In the case of In re Thompson, 54 Cal.App. 177 [201 P. 473], the law relative to the allowance of credits prior to the amending of section 1168 of the Penal Code is thus stated (we quote from the syllabus): "An inmate of the state prison is not entitled to his discharge on habeas corpus on the ground that the term of his imprisonment has expired by reason of credits earned and not forfeited, where it is not shown by the petition that the board of prison directors, by *46 any act on its part, has accorded the petitioner any credits for good conduct, or if any have been given, that they have not been declared forfeited."

[4] The fact that the petitioner was outside the walls of the state prison on parole has no bearing whatever upon the power of the board of prison directors to act in his case. Even though outside the prison walls, in contemplation of law the petitioner was still under the direction and jurisdiction of the board of prison directors and, constructively, a prisoner of the state.

This court, in the case of Ex parte Heckman, 90 Cal.App. 700 [266 P. 585], had occasion to review and cite the authorities bearing upon the power of the board of prison directors relative to prisoners on parole.

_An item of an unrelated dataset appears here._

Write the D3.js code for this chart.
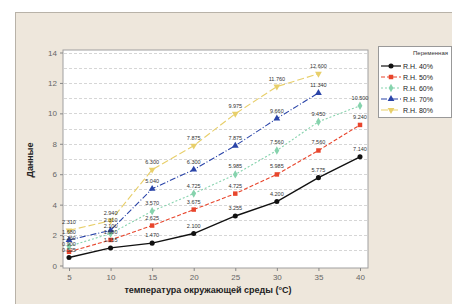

In Pareses v. California State Board of Prison Directors etal., reported 208 Cal. 353 [281 P. 394, 395], the Supreme Court, passing upon questions similar to those presented to us, held as follows: "Since the enactment of the indeterminate sentence law (Stats. 1917, p. 665), the `recognition to be given to such conduct becomes a matter of consideration and affirmative action of the Board of Prison Directors in each particular case.' (In re Thompson, 54 Cal.App. 177, 178 [201 P. 473].) The allegation that petitioner is entitled to certain credits for good behavior is insufficient. It must be made to appear that the board of prison directors by affirmative act has accorded petitioner those credits, and that they have not been declared forfeited by said board. (In re Thompson, supra; In rePiantanido, 56 Cal.App. 259, 260 [205 P. 17]; In re Mann,192 Cal. 165, 166 [219 P. 71].)"

Under the authorities cited, it is evident that the petition under consideration does not contain facts sufficient to warrant the issuance of a writ.